───── SUPPLIED DATA
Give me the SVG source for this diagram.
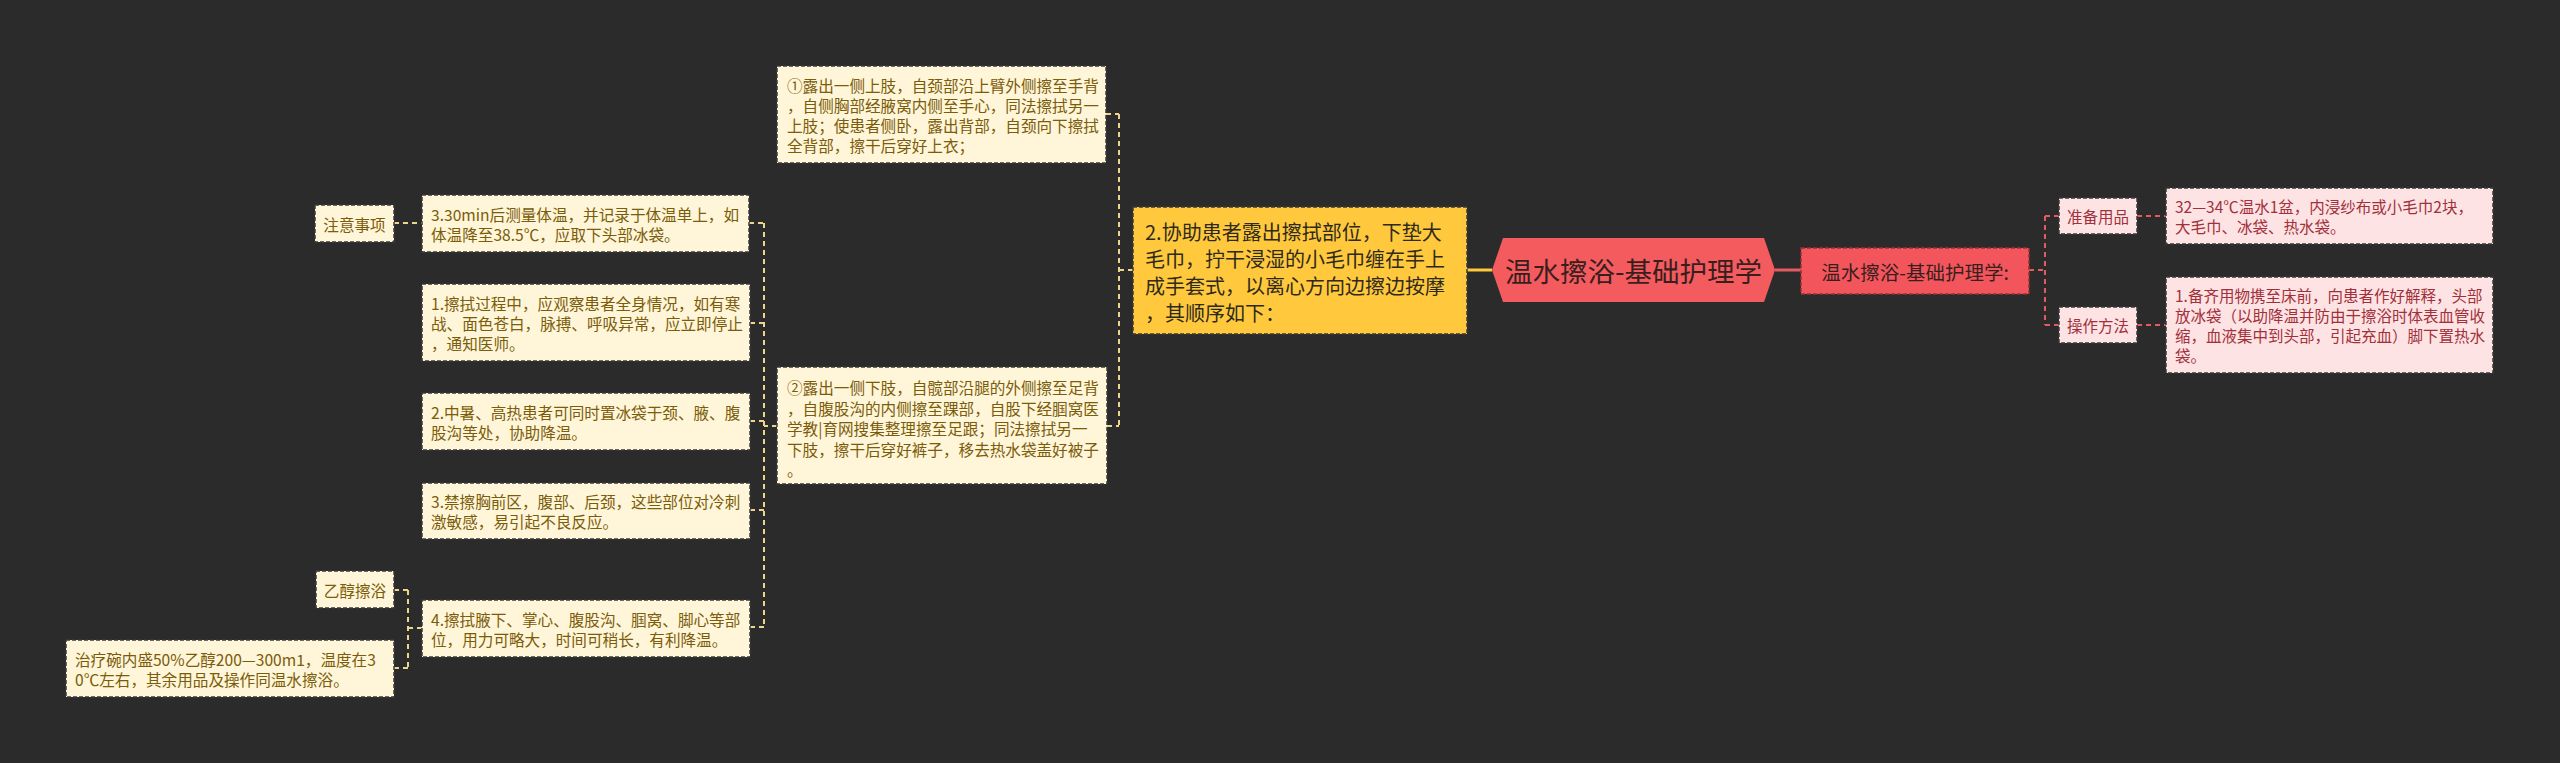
<svg xmlns="http://www.w3.org/2000/svg" width="2560" height="763" viewBox="0 0 2560 763">
<style>
text{font-family:"Noto Sans CJK SC","Noto Sans",sans-serif;dominant-baseline:central}
.bd{stroke:#3a3a3a;stroke-width:1.5;stroke-dasharray:4 2}
.cream{fill:#FFF5D8}
.ct{font-size:15.6px;fill:#7A5C0A}
.pink{fill:#FDE3E4}
.pt{font-size:15.5px;fill:#A2303A}
.cl{fill:none;stroke:#EED58E;stroke-width:2;stroke-dasharray:5 4}
.rl{fill:none;stroke:#E35A60;stroke-width:2;stroke-dasharray:5 4}
</style>
<rect x="0" y="0" width="2560" height="763" fill="#2B2B2B"/>
<g id="connectors">
<line x1="1467" y1="270" x2="1492" y2="270" stroke="#FFC83D" stroke-width="3"/>
<line x1="1775" y1="270" x2="1801" y2="270" stroke="#E35A60" stroke-width="3"/>
<path class="rl" d="M2029 270H2045M2045 216V325M2045 216H2059M2045 325H2059M2137 216H2166M2137 325H2166"/>
<path class="cl" d="M1133 270H1119M1119 114V426M1106 114H1119M1107 426H1119"/>
<path class="cl" d="M777 426H764M764 223V627M749 223H764M750 323H764M750 421H764M750 510H764M750 627H764"/>
<path class="cl" d="M394 223H422"/>
<path class="cl" d="M422 628H408M408 590V668M394 590H408M394 668H408"/>
</g>
<g id="root">
<polygon points="1492,270 1503,238 1764,238 1775,270 1764,302 1503,302" fill="#F45B5F"/>
<text x="1633.5" y="270" text-anchor="middle" font-size="27.5" fill="#3A1E1E">温水擦浴-基础护理学</text>
</g>
<g id="sub">
<rect x="1801" y="248" width="228" height="46" fill="#F2565C" stroke="#9A3035" stroke-width="1.5" stroke-dasharray="4 2"/>
<text x="1915" y="271" text-anchor="middle" font-size="19.5" fill="#3A1E1E">温水擦浴-基础护理学:</text>
</g>
<g id="zhunbei">
<rect class="pink bd" x="2059" y="198" width="78" height="36"/>
<text class="pt" x="2098" y="216" text-anchor="middle">准备用品</text>
</g>
<g id="caozuo">
<rect class="pink bd" x="2059" y="307" width="78" height="36"/>
<text class="pt" x="2098" y="325" text-anchor="middle">操作方法</text>
</g>
<g id="zhunbei-detail">
<rect class="pink bd" x="2166" y="188" width="327" height="56"/>
<text class="pt" x="2175" y="206">32—34℃温水1盆，内浸纱布或小毛巾2块，</text>
<text class="pt" x="2175" y="226">大毛巾、冰袋、热水袋。</text>
</g>
<g id="caozuo-detail">
<rect class="pink bd" x="2166" y="277" width="327" height="96"/>
<text class="pt" x="2175" y="295">1.备齐用物携至床前，向患者作好解释，头部</text>
<text class="pt" x="2175" y="315">放冰袋（以助降温并防由于擦浴时体表血管收</text>
<text class="pt" x="2175" y="335">缩，血液集中到头部，引起充血）脚下置热水</text>
<text class="pt" x="2175" y="355">袋。</text>
</g>
<g id="step2">
<rect x="1133" y="207" width="334" height="127" fill="#FFC83D" stroke="#3a3a3a" stroke-width="1.5" stroke-dasharray="4 2"/>
<text x="1145" y="231" font-size="20" fill="#2E2A1A">2.协助患者露出擦拭部位，下垫大</text>
<text x="1145" y="258" font-size="20" fill="#2E2A1A">毛巾，拧干浸湿的小毛巾缠在手上</text>
<text x="1145" y="285" font-size="20" fill="#2E2A1A">成手套式，以离心方向边擦边按摩</text>
<text x="1145" y="312" font-size="20" fill="#2E2A1A">，其顺序如下：</text>
</g>
<g id="upper-limb">
<rect class="cream bd" x="777" y="66" width="329" height="97"/>
<text class="ct" x="787" y="85">①露出一侧上肢，自颈部沿上臂外侧擦至手背</text>
<text class="ct" x="787" y="105">，自侧胸部经腋窝内侧至手心，同法擦拭另一</text>
<text class="ct" x="787" y="125">上肢；使患者侧卧，露出背部，自颈向下擦拭</text>
<text class="ct" x="787" y="145">全背部，擦干后穿好上衣；</text>
</g>
<g id="lower-limb">
<rect class="cream bd" x="777" y="367" width="330" height="117"/>
<text class="ct" x="787" y="387">②露出一侧下肢，自髋部沿腿的外侧擦至足背</text>
<text class="ct" x="787" y="407.5">，自腹股沟的内侧擦至踝部，自股下经腘窝医</text>
<text class="ct" x="787" y="428">学教|育网搜集整理擦至足跟；同法擦拭另一</text>
<text class="ct" x="787" y="448.5">下肢，擦干后穿好裤子，移去热水袋盖好被子</text>
<text class="ct" x="787" y="469">。</text>
</g>
<g id="note3">
<rect class="cream bd" x="422" y="195" width="327" height="57"/>
<text class="ct" x="431" y="213.5">3.30min后测量体温，并记录于体温单上，如</text>
<text class="ct" x="431" y="233.5">体温降至38.5℃，应取下头部冰袋。</text>
</g>
<g id="zhuyi">
<rect class="cream bd" x="315" y="205" width="79" height="37"/>
<text class="ct" x="354.5" y="223.5" text-anchor="middle">注意事项</text>
</g>
<g id="note1">
<rect class="cream bd" x="422" y="284" width="328" height="77"/>
<text class="ct" x="431" y="302.5">1.擦拭过程中，应观察患者全身情况，如有寒</text>
<text class="ct" x="431" y="322.5">战、面色苍白，脉搏、呼吸异常，应立即停止</text>
<text class="ct" x="431" y="342.5">，通知医师。</text>
</g>
<g id="note2">
<rect class="cream bd" x="422" y="393" width="328" height="57"/>
<text class="ct" x="431" y="411.5">2.中暑、高热患者可同时置冰袋于颈、腋、腹</text>
<text class="ct" x="431" y="431.5">股沟等处，协助降温。</text>
</g>
<g id="note3b">
<rect class="cream bd" x="422" y="483" width="328" height="56"/>
<text class="ct" x="431" y="501">3.禁擦胸前区，腹部、后颈，这些部位对冷刺</text>
<text class="ct" x="431" y="521">激敏感，易引起不良反应。</text>
</g>
<g id="note4">
<rect class="cream bd" x="422" y="600" width="328" height="57"/>
<text class="ct" x="431" y="618.5">4.擦拭腋下、掌心、腹股沟、腘窝、脚心等部</text>
<text class="ct" x="431" y="638.5">位，用力可略大，时间可稍长，有利降温。</text>
</g>
<g id="yichun">
<rect class="cream bd" x="316" y="571" width="78" height="37"/>
<text class="ct" x="355" y="589.5" text-anchor="middle">乙醇擦浴</text>
</g>
<g id="yichun-detail">
<rect class="cream bd" x="66" y="640" width="328" height="57"/>
<text class="ct" x="75" y="658.5">治疗碗内盛50%乙醇200—300m1，温度在3</text>
<text class="ct" x="75" y="678.5">0℃左右，其余用品及操作同温水擦浴。</text>
</g>
</svg>
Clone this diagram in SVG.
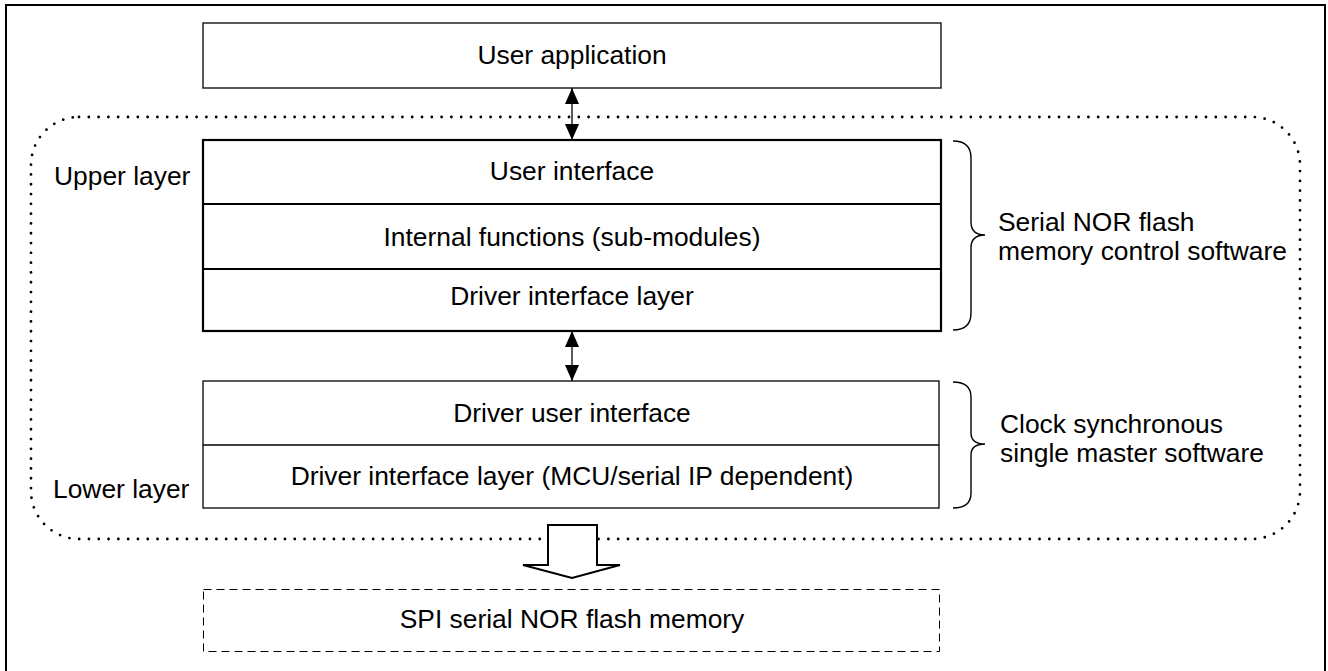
<svg xmlns="http://www.w3.org/2000/svg" width="1328" height="671" viewBox="0 0 1328 671">
<style>
text{font-family:"Liberation Sans",Arial,sans-serif;font-size:26.4px;fill:#000}
.c{text-anchor:middle}
.thin{fill:#fff;stroke:#000;stroke-width:1.3}
.thick{fill:#fff;stroke:#000;stroke-width:2.2}
.brace{fill:none;stroke:#000;stroke-width:1.4}
</style>
<defs>
<marker id="ah" viewBox="0 0 16 14" refX="16" refY="7" markerWidth="16" markerHeight="14" markerUnits="userSpaceOnUse" orient="auto-start-reverse">
<path d="M0,0 L16,7 L0,14 Z" fill="#000"/>
</marker>
</defs>
<rect x="6" y="5" width="1319" height="672" fill="#fff" stroke="#000" stroke-width="2"/>
<g id="software-boundary">
<rect x="31" y="117" width="1269" height="422" rx="48" ry="48" fill="none" stroke="#000" stroke-width="2.8" stroke-linecap="round" stroke-dasharray="0 9.8"/>
</g>
<g id="user-application">
<rect x="203" y="23" width="738" height="65" class="thin"/>
<text x="572" y="64" class="c">User application</text>
</g>
<g id="upper-stack">
<rect x="203" y="140" width="738" height="191" class="thick"/>
<line x1="203" y1="204" x2="941" y2="204" stroke="#000" stroke-width="2.2"/>
<line x1="203" y1="269" x2="941" y2="269" stroke="#000" stroke-width="2.2"/>
<text x="572" y="180" class="c">User interface</text>
<text x="572" y="246" class="c">Internal functions (sub-modules)</text>
<text x="572" y="305" class="c">Driver interface layer</text>
</g>
<g id="lower-stack">
<rect x="203" y="381" width="736" height="127" class="thin"/>
<line x1="203" y1="445" x2="939" y2="445" stroke="#000" stroke-width="1.3"/>
<text x="572" y="422" class="c">Driver user interface</text>
<text x="572" y="485" class="c">Driver interface layer (MCU/serial IP dependent)</text>
</g>
<g id="spi-flash">
<rect x="203.5" y="589.5" width="736" height="62" fill="#fff" stroke="#000" stroke-width="1" stroke-dasharray="8 5"/>
<text x="572" y="628" class="c">SPI serial NOR flash memory</text>
</g>
<g id="layer-labels">
<text x="54" y="185">Upper layer</text>
<text x="53" y="498">Lower layer</text>
</g>
<g id="braces">
<path class="brace" d="M953,141 Q971,141 971,158 L971,222 Q971,235 985,235 Q971,235 971,248 L971,313 Q971,330 953,330"/>
<path class="brace" d="M953,382 Q971,382 971,397 L971,433 Q971,444 985,444 Q971,444 971,455 L971,493 Q971,508 953,508"/>
<text x="998" y="231">Serial NOR flash</text>
<text x="998" y="260">memory control software</text>
<text x="1000" y="433">Clock synchronous</text>
<text x="1000" y="462">single master software</text>
</g>
<g id="connectors">
<line x1="572" y1="88" x2="572" y2="140" stroke="#000" stroke-width="1.3" marker-start="url(#ah)" marker-end="url(#ah)"/>
<line x1="572" y1="331" x2="572" y2="381" stroke="#000" stroke-width="1.3" marker-start="url(#ah)" marker-end="url(#ah)"/>
<polygon points="548,525 597,525 597,565 620,565 572,578 523,565 548,565" fill="#fff" stroke="#000" stroke-width="2" stroke-linejoin="miter"/>
</g>
</svg>
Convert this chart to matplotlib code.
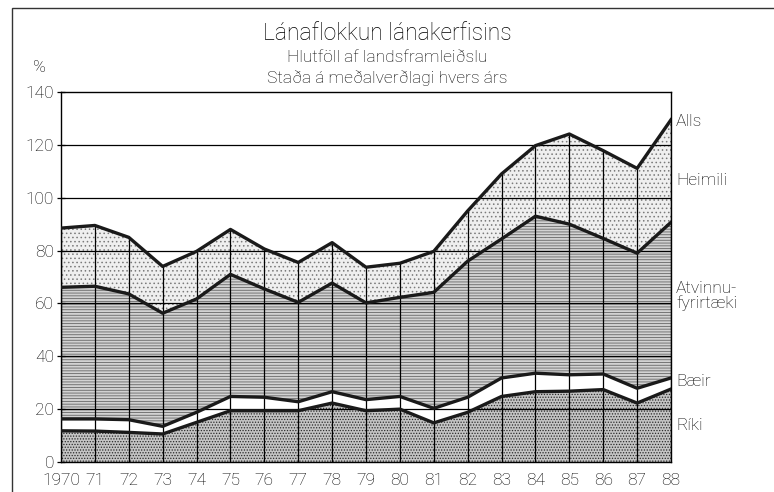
──────────
» STATED TASK
From the listing above, report the number of lines containing the string "this", without any accompanying remarks.

» EXERCISE OUTPUT
3